You can create a beautiful effect with watercolour blooms and there are many different ways to use them in your artwork. This technique for mingling watercolours makes a beautiful background in an art journal, for a hand lettered piece, or in other mixed media artwork. Read on to learn how to create this effect and read some hints and tips for making it easy.
If you’re painting with watercolours and you accidentally paint too close to a damp patch on the paper, you may well end up with the colours bleeding together in a very frustrating way. This is essentially what a watercolour bloom is.
As annoying as this effect is when you didn’t mean to do it, it makes for some very beautiful artwork when you sit down with the intention of doing it.
There are so many ways you could use this effect, and I’ve listed a few of them here:
- As an art journal background
- To create abstract trees or flowers in a painting
- As the background to a hand lettered piece
- In a collage
- To make watercolour gift tags
- On a notecard
- To make your own gift wrap
Hints & Tips To Make Watercolour Blooms Simple
It’s surprisingly easy to achieve this lovely effect, but I have a couple of hints to make it go more smoothly.
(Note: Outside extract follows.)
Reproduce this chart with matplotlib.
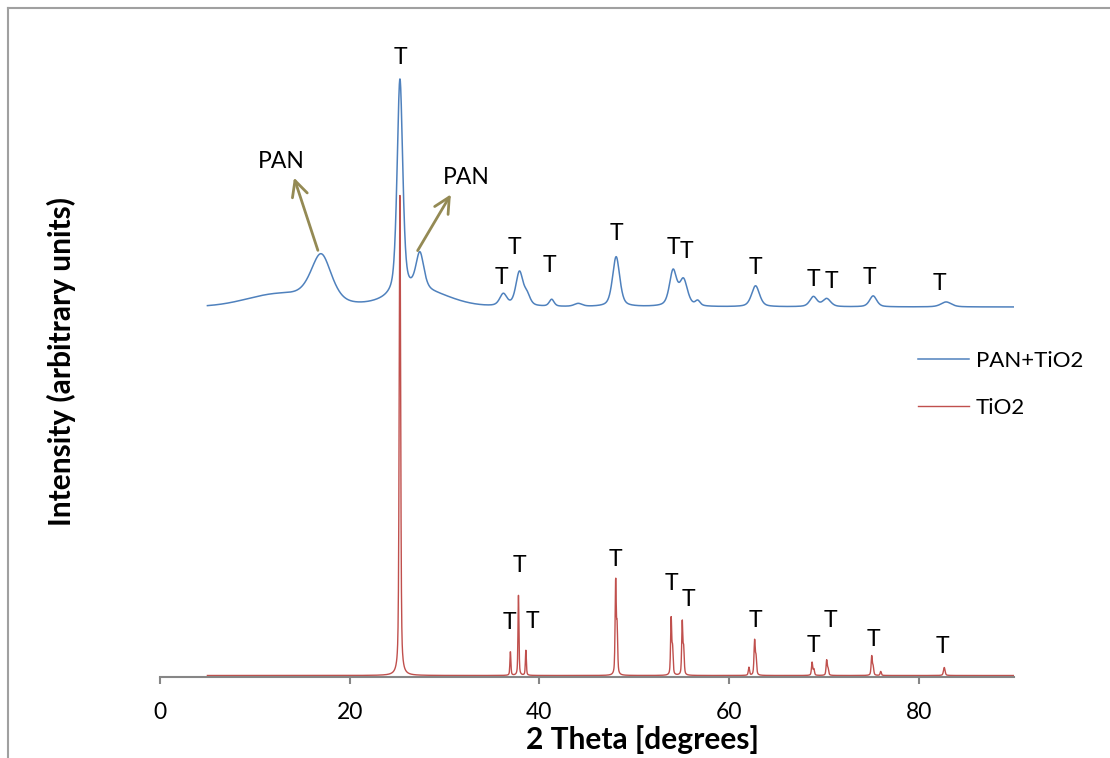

- Make sure you work fairly quickly, so the paint is still wet when you add additional colours — that’s when they will bleed together and create that fantastic effect.
- Bear in mind that the wetter paint will bleed into the drier paint. You don’t want to paint two colours of a similar wetness as they won’t bleed so well.
- Generally, the wetter the paint, the further it will travel. Experiment with the amount of water you add to the paint to really alter the effect and how far the paint travels.
- Bear in mind that it’s very tricky to control this effect 100%, so any control freaks reading this article will need to accept that before trying this technique! (I learnt this the hard way…!)
- Depending on what you are trying to achieve with your watercolour bloom art, you might experiment with multiple colours, repeat the same two colours, or even work with variations of one colour.
- Another way of using this effect is to paint a wash in one colour, allow it to dry slightly, and then drop clean water onto it. Each water droplet will create a pretty round bloom.
How To Create Watercolour Blooms
- An art journal or sketchbook (alternatively, watercolour paper or other thick paper/thin card will do)
- Watercolour paints
- A brush
- A jar of water
Firstly, wet your paintbrush and paint a wash (not too wet) of one colour onto the page.
Wash your brush and then pick up another colour, making sure the paint is a bit wetter this time. Paint another section of the page, allowing the second colour to touch the first while they are both wet. The second colour will bleed into the first since it’s wetter.
When you’re satisfied that you’ve added enough colour, leave the page to dry.
The paper will probably have buckled a little due to the amount of water necessary to get the watercolour to bleed. If this is the case, close your art journal and place it under a stack of heavy books to flatten the page again.